## Your objective
Where a line of the listing below includes the word "matplotlib", reproduce that line.

## Information shown
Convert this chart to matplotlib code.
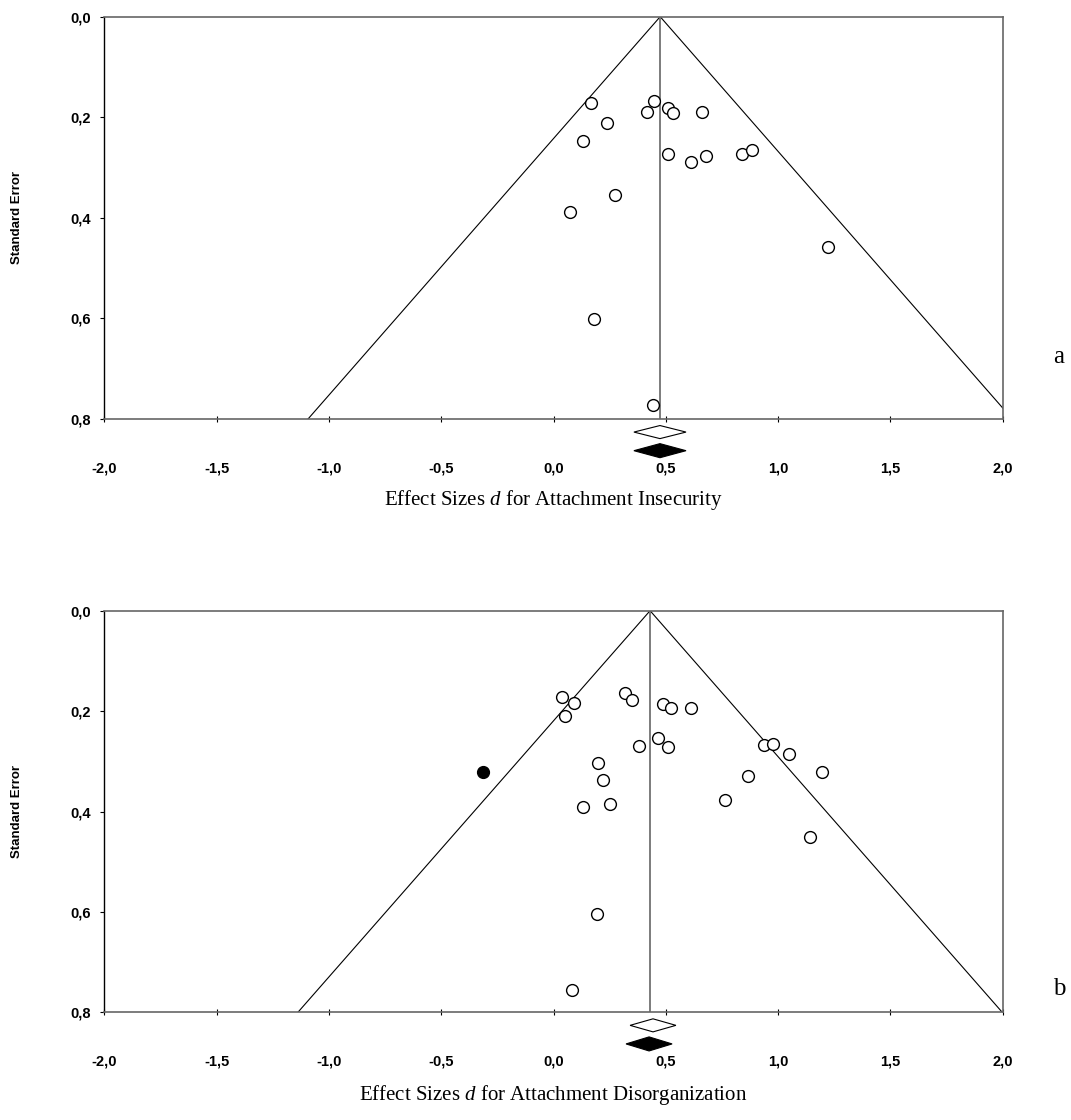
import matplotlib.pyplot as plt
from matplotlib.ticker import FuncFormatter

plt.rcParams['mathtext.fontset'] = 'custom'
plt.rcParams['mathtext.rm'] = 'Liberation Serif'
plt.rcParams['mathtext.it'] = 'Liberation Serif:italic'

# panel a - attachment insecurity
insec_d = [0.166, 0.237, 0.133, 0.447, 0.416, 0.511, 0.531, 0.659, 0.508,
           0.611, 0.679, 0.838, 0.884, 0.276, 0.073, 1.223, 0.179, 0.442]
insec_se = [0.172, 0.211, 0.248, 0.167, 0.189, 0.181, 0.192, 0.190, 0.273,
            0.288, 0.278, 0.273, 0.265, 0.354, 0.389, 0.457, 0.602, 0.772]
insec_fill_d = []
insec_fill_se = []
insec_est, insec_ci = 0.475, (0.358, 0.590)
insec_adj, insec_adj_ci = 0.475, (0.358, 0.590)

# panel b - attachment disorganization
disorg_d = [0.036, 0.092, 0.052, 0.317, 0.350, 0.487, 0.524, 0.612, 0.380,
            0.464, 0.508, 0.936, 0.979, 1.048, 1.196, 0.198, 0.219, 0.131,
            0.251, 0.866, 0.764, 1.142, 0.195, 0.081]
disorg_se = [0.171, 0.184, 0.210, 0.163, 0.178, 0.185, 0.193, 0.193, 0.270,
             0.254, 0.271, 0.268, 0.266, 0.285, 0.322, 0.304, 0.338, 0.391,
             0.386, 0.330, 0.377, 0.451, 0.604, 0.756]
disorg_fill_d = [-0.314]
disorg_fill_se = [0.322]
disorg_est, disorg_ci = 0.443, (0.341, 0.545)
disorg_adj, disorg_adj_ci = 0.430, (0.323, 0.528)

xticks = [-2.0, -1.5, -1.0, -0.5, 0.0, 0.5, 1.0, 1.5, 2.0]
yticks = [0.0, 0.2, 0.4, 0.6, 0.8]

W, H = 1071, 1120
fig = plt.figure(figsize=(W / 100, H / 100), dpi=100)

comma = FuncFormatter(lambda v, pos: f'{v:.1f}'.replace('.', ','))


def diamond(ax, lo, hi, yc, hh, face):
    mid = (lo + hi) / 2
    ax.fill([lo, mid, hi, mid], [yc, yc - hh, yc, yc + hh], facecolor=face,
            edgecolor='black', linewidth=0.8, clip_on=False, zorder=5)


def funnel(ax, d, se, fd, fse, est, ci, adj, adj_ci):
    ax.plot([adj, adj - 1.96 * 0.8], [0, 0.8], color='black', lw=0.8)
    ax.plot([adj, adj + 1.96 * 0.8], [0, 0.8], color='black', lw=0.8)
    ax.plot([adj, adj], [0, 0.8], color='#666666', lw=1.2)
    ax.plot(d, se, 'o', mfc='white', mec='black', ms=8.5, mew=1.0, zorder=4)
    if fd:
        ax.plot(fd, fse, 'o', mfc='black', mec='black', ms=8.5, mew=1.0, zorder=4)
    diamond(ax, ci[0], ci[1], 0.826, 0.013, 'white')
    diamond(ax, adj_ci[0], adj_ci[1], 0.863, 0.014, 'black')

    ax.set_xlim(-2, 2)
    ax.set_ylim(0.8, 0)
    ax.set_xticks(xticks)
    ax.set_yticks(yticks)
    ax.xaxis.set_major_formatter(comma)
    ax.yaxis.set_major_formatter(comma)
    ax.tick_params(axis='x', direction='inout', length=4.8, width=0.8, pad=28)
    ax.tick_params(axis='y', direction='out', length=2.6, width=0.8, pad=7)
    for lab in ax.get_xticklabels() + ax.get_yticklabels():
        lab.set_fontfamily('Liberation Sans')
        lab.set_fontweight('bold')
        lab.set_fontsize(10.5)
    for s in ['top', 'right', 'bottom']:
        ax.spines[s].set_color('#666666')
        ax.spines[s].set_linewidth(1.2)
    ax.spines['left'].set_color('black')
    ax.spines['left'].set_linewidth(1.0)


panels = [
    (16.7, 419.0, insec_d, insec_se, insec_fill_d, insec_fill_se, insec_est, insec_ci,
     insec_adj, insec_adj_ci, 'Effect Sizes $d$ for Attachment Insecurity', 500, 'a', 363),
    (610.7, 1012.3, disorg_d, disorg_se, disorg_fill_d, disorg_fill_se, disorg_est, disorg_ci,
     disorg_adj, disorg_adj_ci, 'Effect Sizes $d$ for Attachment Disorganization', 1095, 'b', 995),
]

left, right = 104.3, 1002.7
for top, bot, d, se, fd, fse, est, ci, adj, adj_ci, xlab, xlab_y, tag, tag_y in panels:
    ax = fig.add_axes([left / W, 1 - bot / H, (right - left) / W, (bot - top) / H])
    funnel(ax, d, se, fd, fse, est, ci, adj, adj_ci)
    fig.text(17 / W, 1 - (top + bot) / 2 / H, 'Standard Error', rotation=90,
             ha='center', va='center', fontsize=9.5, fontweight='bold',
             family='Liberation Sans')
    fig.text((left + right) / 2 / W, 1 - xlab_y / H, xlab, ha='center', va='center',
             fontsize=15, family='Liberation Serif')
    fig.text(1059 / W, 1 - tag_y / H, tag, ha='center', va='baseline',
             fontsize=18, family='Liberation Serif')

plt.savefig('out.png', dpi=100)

## Result of this exercise
Convert this chart to matplotlib code.
import matplotlib.pyplot as plt
from matplotlib.ticker import FuncFormatter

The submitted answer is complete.